Schumacher was an independent thinker. His insights into the fundamentals of economics echoed those of Mahatma Gandhi and J C Kumurappa (Gandhi’s ‘planning commission’). Gandhiji and Kumurappa were applying these ideas in practice to create new institutions —run by, and also owned by, people in Indian villages — to create wealth for themselves rather than for remote capitalists in big cities and in other countries. These ideas are ‘Indian’ ideas, rooted in the realities of India. Unfortunately, such ideas were set aside by mainstream economists as backward looking and quaint.
India needs a new blueprint of economic development without which the ‘twin evils of unemployment and mass migration’ cannot be eliminated. The Prime Minister has introduced the concept of ‘atmanirbhar’ into the economic policy discourse; and the slogan, ‘vocal for local’, too.
Perhaps the ideas of Gandhiji and his advisers, that were set aside all through the Nehruvian, socialist, and liberal eras, should stimulate new thinking: not to take India back, but as an impetus for new thinking for India to go forward. The principles apply very well even in the 21st century. New technologies make it even easier now to create enterprises of the people, by the people, for the people than it was in Gandhiji’s times.

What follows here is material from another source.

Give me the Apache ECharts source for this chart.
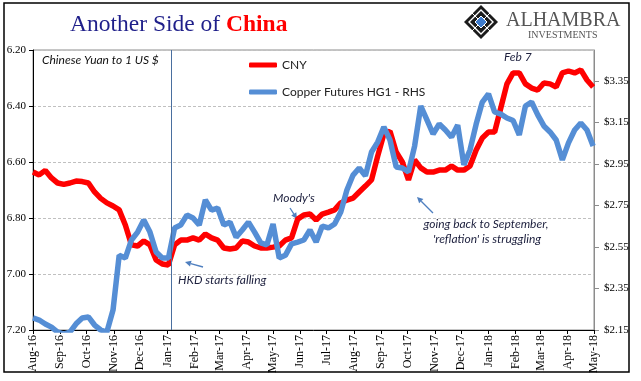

Whether migrants or not, all Indian citizens are entitled to what India’s Constitution promises— ‘equality of status and opportunity;’ ‘fraternity assuring the dignity of the individual’; and ‘justice — political, social, and economic too’. The migrant crisis has revealed that the old economics — whether the pre-1991 socialist economics, or the post-1991 liberal economics, could not deliver what the Indian Constitution had promised all India’s citizens. It is imperative that Indian leaders and economists, who are concerned about India’s future, set aside their ideological squabbles, and outline a ‘new economics’ for India, to enable all Indians to live in dignity, and with adequate economic security, wherever they choose to live; and whether they are migrants from one state to another, migrants from villages to cities, or from cities to villages as millions are now.